Until a new governemnt regulation forces you to pay $15 a week into a displaced worker fund.

At what point do you decide its no longer worth your time and effort?

engelj06 said...

Yes over-regulation is bad but it's a fine line since no regulations can be just as bad. Imagine if there were no FDA or health inspectors. What would stop McDonald's from serving meat that would make you sick? Threat of lawsuits? How many people who get food poisoning can afford to take more days off to go to court to sue a company with a team of lawyers to drag it out months.
Give the restaurant bad press? You pay .50 for a newspaper, McDonald's pays thousands in ads who do you think the press will side with?
Stop going there? How do you know if it was the McDonald's for lunch or the Arby's you had for dinner?
So to me government should regulate the quality of food to protect its citizens where they are unable to protect themselves

An Edjamikated Redneck said...

So the idea that a compnay would want to sell a quality product is a foreign idea, and the only thing keeping any corporation from poisoning their customers is the FDA?

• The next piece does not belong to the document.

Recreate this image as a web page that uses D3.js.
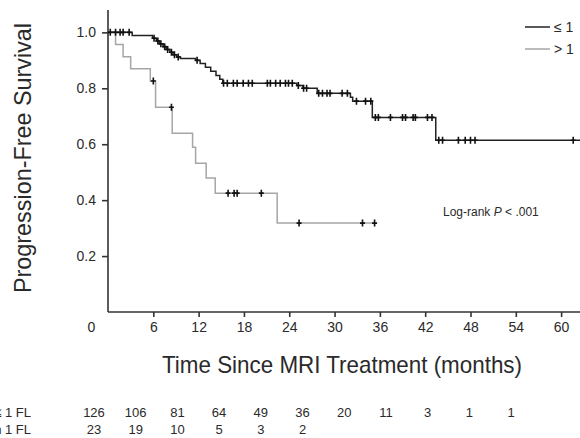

How old is the FDA? 100-110 years max? and only came into being because of a style of 'journalism' known as muckraking.

What kept us safe in the 200 or more years before that?

Even today with the FDA in existence we still have cases of tainted products that make their wasy in to the marketpalce, and each occurance puts the company that caused teh incident into or near bankruptcy.

Remember 10-12 years ago when Jack-in-the-Box had a botulism issue in the northwest? a dozen stores out of their hundreds had a problem with tainted beef and it almost put them under. The press reported it nationwide, even though I don't think at the time they had any resturants in the east.

The FDA fell down on the job; the press didn't and people stopped eating at any of their resturants.

That is not to say we shouldn't have UDSA inspections of any plant that handles food items, but ther eis the law of diminishing returns on teh cost/value of regulation that is eldom examined before a new regulation is inflicted on the public.